There are sites which detect web scrapers via particular behaviors. In Chapter 5, Dynamic Content, we covered how to avoid honeypots by avoiding clicking on hidden links. Here are a few other tips for appearing more like a human while scraping content online.
- Utilize Headers: Most of the scraping libraries we have covered can alter the headers of your requests, allowing you to modify things like User-Agent, Referrer, Host, and Connection. Also, when utilizing browser-based scrapers like Selenium, your scraper will look like a normal browser with normal headers. You can always take a look at what headers your browser is using by opening your browser tools and viewing one of the recent requests in the Network tab. This might give you a good idea of what headers the site is expecting.

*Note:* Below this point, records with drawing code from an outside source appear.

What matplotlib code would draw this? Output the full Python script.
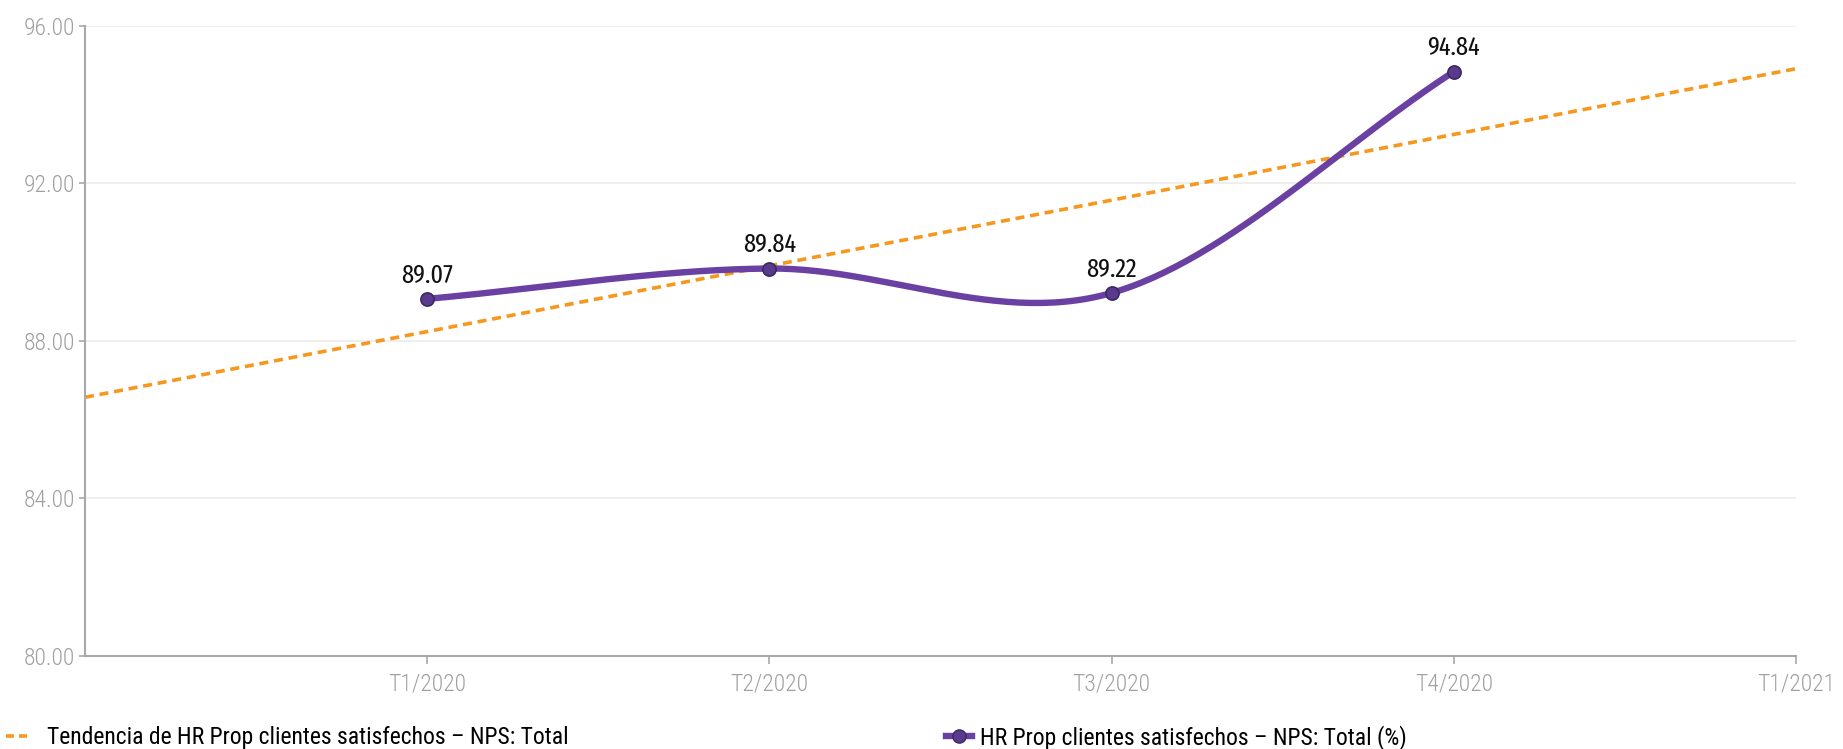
import numpy as np
import matplotlib
matplotlib.use("Agg")
from matplotlib import pyplot as plt
from matplotlib.lines import Line2D

plt.rcParams['font.family'] = ['Roboto Condensed', 'DejaVu Sans']

periods = ["T1/2020", "T2/2020", "T3/2020", "T4/2020", "T1/2021"]
values = [89.07, 89.84, 89.22, 94.84]
y_ticks = [80, 84, 88, 92, 96]

series_label = "HR Prop clientes satisfechos – NPS: Total (%)"
trend_label = "Tendencia de HR Prop clientes satisfechos – NPS: Total"

purple = "#6a40a3"
orange = "#f5981d"
grey = "#a8a8a8"
label_font = ['Fira Sans Extra Condensed', 'Roboto Condensed', 'DejaVu Sans']


def catmull_rom(xs, ys, n=60):
    # smooth curve through the points, tangents from the neighbours
    xs = np.asarray(xs, float)
    ys = np.asarray(ys, float)
    m = np.zeros_like(ys)
    m[1:-1] = (ys[2:] - ys[:-2]) / (xs[2:] - xs[:-2])
    m[0] = (ys[1] - ys[0]) / (xs[1] - xs[0])
    m[-1] = (ys[-1] - ys[-2]) / (xs[-1] - xs[-2])
    out_x, out_y = [], []
    for i in range(len(xs) - 1):
        h = xs[i + 1] - xs[i]
        t = np.linspace(0, 1, n)
        h00 = 2 * t**3 - 3 * t**2 + 1
        h10 = t**3 - 2 * t**2 + t
        h01 = -2 * t**3 + 3 * t**2
        h11 = t**3 - t**2
        out_x.append(xs[i] + t * h)
        out_y.append(h00 * ys[i] + h10 * h * m[i] + h01 * ys[i + 1] + h11 * h * m[i + 1])
    return np.concatenate(out_x), np.concatenate(out_y)


x = np.arange(len(values))
sx, sy = catmull_rom(x, values)

slope, inter = np.polyfit(x, values, 1)
tx = np.array([-1, len(periods) - 1])
ty = slope * tx + inter

fig = plt.figure(figsize=(18.43, 7.49), dpi=100)
ax = fig.add_axes([0.0461, 0.1242, 0.9284, 0.8411])

for yv in y_ticks[1:]:
    ax.axhline(yv, color="#ebebeb", lw=1.2, zorder=0)

ax.plot(tx, ty, color=orange, lw=2.6, dashes=(2.5, 1.6), zorder=2)
ax.plot(sx, sy, color=purple, lw=4.6, solid_capstyle="round", zorder=3)
ax.plot(x, values, ls="none", marker="o", ms=9.5, mfc="#5a3a8f",
        mec="#3a2a5e", mew=1.2, zorder=4)

for xi, v in zip(x, values):
    ax.annotate(f"{v:.2f}", (xi, v), xytext=(0, 8), textcoords="offset points",
                ha="center", va="bottom", fontsize=19, color="#111111",
                family=label_font, zorder=5)

ax.set_xlim(-1, len(periods) - 1)
ax.set_ylim(80, 96)
ax.set_xticks(np.arange(len(periods)))
ax.set_xticklabels(periods)
ax.set_yticks(y_ticks)
ax.set_yticklabels([f"{v:.2f}" for v in y_ticks])

for s in ["top", "right"]:
    ax.spines[s].set_visible(False)
for s in ["left", "bottom"]:
    ax.spines[s].set_color(grey)
    ax.spines[s].set_linewidth(1.5)

ax.tick_params(axis="y", length=4, width=1.2, color=grey, labelcolor="#a0a0a0",
               labelsize=17, pad=3)
ax.tick_params(axis="x", length=6, width=1.2, color=grey, labelcolor="#a0a0a0",
               labelsize=17, pad=6)
for lab in ax.get_xticklabels() + ax.get_yticklabels():
    lab.set_fontweight("light")

h_trend = Line2D([], [], color=orange, lw=2.6, dashes=(2.2, 1.4))
h_series = Line2D([], [], color=purple, lw=4.6, marker="o", ms=9.5,
                  mfc="#5a3a8f", mec="#3a2a5e")
fig.legend(handles=[h_trend], labels=[trend_label], loc="center left",
           bbox_to_anchor=(-0.0083, 0.015), frameon=False, fontsize=17,
           handlelength=1.0, handletextpad=0.74)
fig.legend(handles=[h_series], labels=[series_label], loc="center left",
           bbox_to_anchor=(0.5017, 0.015), frameon=False, fontsize=17,
           handlelength=1.1, handletextpad=0.34)

fig.savefig("out.png", dpi=100)
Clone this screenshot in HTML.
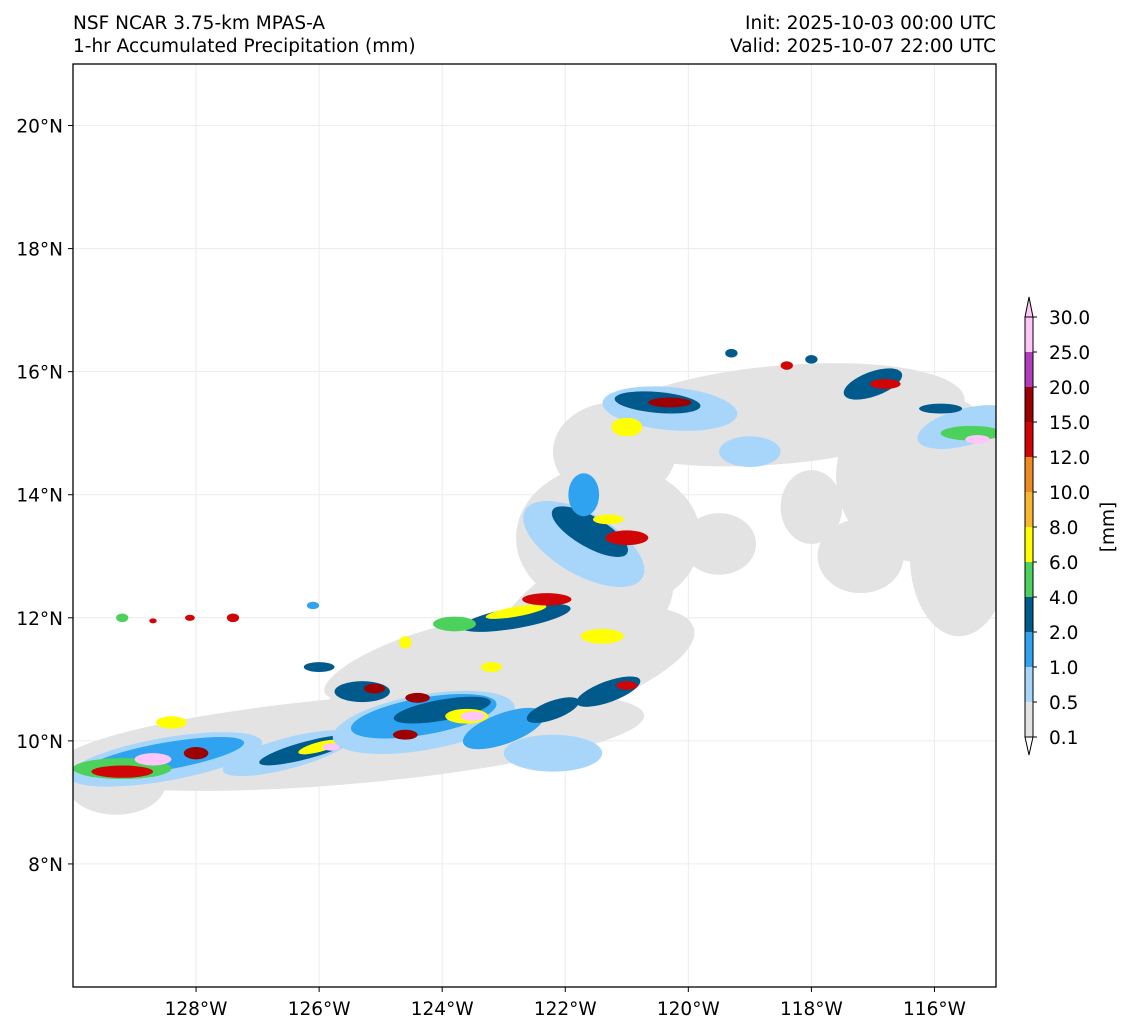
<!DOCTYPE html>
<html><head><meta charset="utf-8"><style>
body{margin:0;background:#fff;font-family:"DejaVu Sans","Liberation Sans",sans-serif;}
svg text{font-family:"DejaVu Sans","Liberation Sans",sans-serif;fill:#000;}
</style></head><body>
<svg id="c" width="1133" height="1032" xmlns="http://www.w3.org/2000/svg">
<text x="73" y="29" font-size="18.5">NSF NCAR 3.75-km MPAS-A</text>
<text x="73" y="52" font-size="18.5">1-hr Accumulated Precipitation (mm)</text>
<text x="996" y="29" font-size="18.5" text-anchor="end">Init: 2025-10-03 00:00 UTC</text>
<text x="996" y="52" font-size="18.5" text-anchor="end">Valid: 2025-10-07 22:00 UTC</text>
<defs><clipPath id="mc"><rect x="73" y="64" width="923" height="923"/></clipPath></defs>
<g id="grid"></g>
<g id="map" clip-path="url(#mc)"></g>
<rect x="73" y="64" width="923" height="923" fill="none" stroke="#000" stroke-width="1.3"/>
<g id="axes"></g>
<g id="cbar"></g>
<text transform="translate(1114,527) rotate(-90)" font-size="18.5" text-anchor="middle">[mm]</text>
</svg>
<script>
const levels=[0.1,0.5,1.0,2.0,4.0,6.0,8.0,10.0,12.0,15.0,20.0,25.0,30.0];
const colors=["#e3e3e3","#a8d6fa","#2fa3f0","#005a8c","#4cd15c","#ffff00","#f8b731","#ee8a22","#d10505","#9c0000","#b33bbd","#ffc6fa"];
const lonTicks=[-128,-126,-124,-122,-120,-118,-116];
const latTicks=[8,10,12,14,16,18,20];
// regions: [lon, lat, rxDeg, ryDeg, rotationDeg, levelIndex]
const grayAreas=[[-125.5,10.0,4.8,0.7,-5,0],[-123,11.0,3.2,0.9,-15,0],[-121.7,12.0,1.6,0.9,-30,0],[-121.3,13.3,1.5,1.2,0,0],[-121.2,14.7,1.0,0.8,0,0],[-118.5,15.3,3.0,0.8,-5,0],[-116.2,14.3,1.4,1.4,0,0],[-115.6,13.0,0.8,1.3,0,0],[-117.2,13.0,0.7,0.6,0,0],[-118.0,13.8,0.5,0.6,0,0],[-124.5,11.3,1.5,0.4,-20,0],[-129.3,9.3,0.8,0.5,0,0],[-119.5,13.2,0.6,0.5,0,0]];
const blobs=[
[-128.5,9.7,1.6,0.35,-10,1],[-128.5,9.75,1.3,0.22,-10,2],[-129.2,9.55,0.8,0.17,0,4],[-129.2,9.5,0.5,0.1,0,8],[-128.7,9.7,0.3,0.1,0,11],[-128.4,10.3,0.25,0.1,0,5],[-128.0,9.8,0.2,0.1,0,9],
[-126.5,9.8,1.1,0.25,-15,1],[-126.2,9.85,0.8,0.14,-15,3],[-126.0,9.9,0.35,0.08,-15,5],[-125.8,9.9,0.15,0.06,0,11],
[-124.3,10.3,1.5,0.45,-10,1],[-124.3,10.4,1.2,0.3,-10,2],[-124.0,10.5,0.8,0.17,-10,3],[-123.6,10.4,0.35,0.12,0,5],[-123.5,10.4,0.2,0.08,0,11],[-124.4,10.7,0.2,0.08,0,9],[-124.6,10.1,0.2,0.08,0,9],[-123.0,10.2,0.7,0.25,-20,2],[-122.2,10.5,0.45,0.15,-20,3],
[-125.3,10.8,0.45,0.17,0,3],[-125.1,10.85,0.17,0.08,0,9],[-122.2,9.8,0.8,0.3,0,1],[-121.3,10.8,0.55,0.17,-20,3],[-121.0,10.9,0.17,0.07,0,8],
[-122.8,12.0,0.9,0.17,-10,3],[-122.8,12.1,0.5,0.08,-10,5],[-122.3,12.3,0.4,0.1,0,8],[-123.8,11.9,0.35,0.12,0,4],[-121.4,11.7,0.35,0.12,0,5],[-123.2,11.2,0.17,0.08,0,5],
[-121.7,13.2,1.1,0.5,30,1],[-121.6,13.4,0.7,0.25,30,3],[-121.0,13.3,0.35,0.12,0,8],[-121.3,13.6,0.25,0.08,0,5],[-121.7,14.0,0.25,0.35,0,2],
[-120.3,15.4,1.1,0.35,5,1],[-120.5,15.5,0.7,0.17,5,3],[-120.3,15.5,0.35,0.08,0,9],[-121.0,15.1,0.25,0.15,0,5],[-119.0,14.7,0.5,0.25,0,1],
[-117.0,15.8,0.5,0.2,-20,3],[-116.8,15.8,0.25,0.08,0,8],[-115.5,15.1,0.8,0.3,-15,1],[-115.4,15.0,0.5,0.12,0,4],[-115.3,14.9,0.2,0.07,0,11],[-115.9,15.4,0.35,0.08,0,3],
[-118.4,16.1,0.1,0.07,0,8],[-118.0,16.2,0.1,0.07,0,3],[-119.3,16.3,0.1,0.07,0,3],
[-129.2,12.0,0.1,0.07,0,4],[-128.7,11.95,0.06,0.04,0,8],[-128.1,12.0,0.08,0.05,0,8],[-127.4,12.0,0.1,0.07,0,8],[-126.1,12.2,0.1,0.06,0,2],[-124.6,11.6,0.1,0.1,0,5],[-126.0,11.2,0.25,0.08,0,3]
];
const NS="http://www.w3.org/2000/svg";
const X0=73,W=923,Y0=64,H=923;
function xs(lon){return X0+(lon+130)/15*W;}
function ys(lat){return Y0+(21-lat)/15*H;}
const sc=W/15;
const mapG=document.getElementById('map');
function ell(a,fill,name){
  const e=document.createElementNS(NS,'ellipse');
  e.setAttribute('cx',xs(a[0]));e.setAttribute('cy',ys(a[1]));
  e.setAttribute('rx',a[2]*sc);e.setAttribute('ry',a[3]*sc);
  e.setAttribute('transform','rotate('+a[4]+' '+xs(a[0])+' '+ys(a[1])+')');
  e.setAttribute('fill',fill);
  
  
  mapG.appendChild(e);
}
grayAreas.forEach(a=>ell(a,colors[a[5]],'light-precip-area'));
blobs.forEach(a=>ell(a,colors[a[5]],'precip-cell'));
const gridG=document.getElementById('grid'),axesG=document.getElementById('axes');
function ln(g,x1,y1,x2,y2,st,sw,name){const l=document.createElementNS(NS,'line');l.setAttribute('x1',x1);l.setAttribute('y1',y1);l.setAttribute('x2',x2);l.setAttribute('y2',y2);l.setAttribute('stroke',st);l.setAttribute('stroke-width',sw);


g.appendChild(l);}
function tx(g,x,y,s,anchor,name){const t=document.createElementNS(NS,'text');t.setAttribute('x',x);t.setAttribute('y',y);t.setAttribute('font-size','18.5');t.setAttribute('text-anchor',anchor);t.textContent=s;


g.appendChild(t);}
lonTicks.forEach(l=>{const x=xs(l);ln(gridG,x,Y0,x,Y0+H,'#ececec',1,'lon-gridline');ln(axesG,x,Y0+H,x,Y0+H+5,'#000',1,'x-tick');tx(axesG,x,Y0+H+28,(-l)+'°W','middle','x-tick-label');});
latTicks.forEach(l=>{const y=ys(l);ln(gridG,X0,y,X0+W,y,'#ececec',1,'lat-gridline');ln(axesG,X0-5,y,X0,y,'#000',1,'y-tick');tx(axesG,X0-10,y+7,l+'°N','end','y-tick-label');});
const cb=document.getElementById('cbar');
const cx=1025,cw=8,cTop=317,step=35;
for(let i=0;i<colors.length;i++){
  const y0=cTop+(colors.length-1-i)*step;
  const r=document.createElementNS(NS,'rect');r.setAttribute('x',cx);r.setAttribute('y',y0);r.setAttribute('width',cw);r.setAttribute('height',step);r.setAttribute('fill',colors[i]);
  
  
  cb.appendChild(r);
}
const topTri=document.createElementNS(NS,'polygon');topTri.setAttribute('points',`${cx},${cTop} ${cx+cw/2},${cTop-20} ${cx+cw},${cTop}`);topTri.setAttribute('fill',colors[11]);topTri.setAttribute('stroke','#000');


cb.appendChild(topTri);
const botTri=document.createElementNS(NS,'polygon');botTri.setAttribute('points',`${cx},737 ${cx+cw/2},755 ${cx+cw},737`);botTri.setAttribute('fill','#fff');botTri.setAttribute('stroke','#000');


cb.appendChild(botTri);
const fr=document.createElementNS(NS,'rect');fr.setAttribute('x',cx);fr.setAttribute('y',cTop);fr.setAttribute('width',cw);fr.setAttribute('height',737-cTop);fr.setAttribute('fill','none');fr.setAttribute('stroke','#000');


cb.appendChild(fr);
levels.forEach((v,i)=>{const y=737-i*step;ln(cb,cx+cw,y,cx+cw+4,y,'#000',1,'colorbar-tick');tx(cb,1049,y+7,v.toFixed(1),'start','colorbar-tick-label');});
</script>
</body></html>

- Add Delays: Some scraper detection techniques use timing to determine if a form is filled out too quickly or links are clicked too soon after page load. To appear more "human-like", add reasonable delays when interacting with forms or use sleep to add delays between requests. This is also the polite way to scrape a site so as to not overload the server.
- Use Sessions and Cookies: As we have covered in this chapter, using sessions and cookies will help your scraper navigate the site easier and allow you to appear more like a normal browser. By saving sessions and cookies locally, you can pick up sessions where you left off and resume scraping with saved data.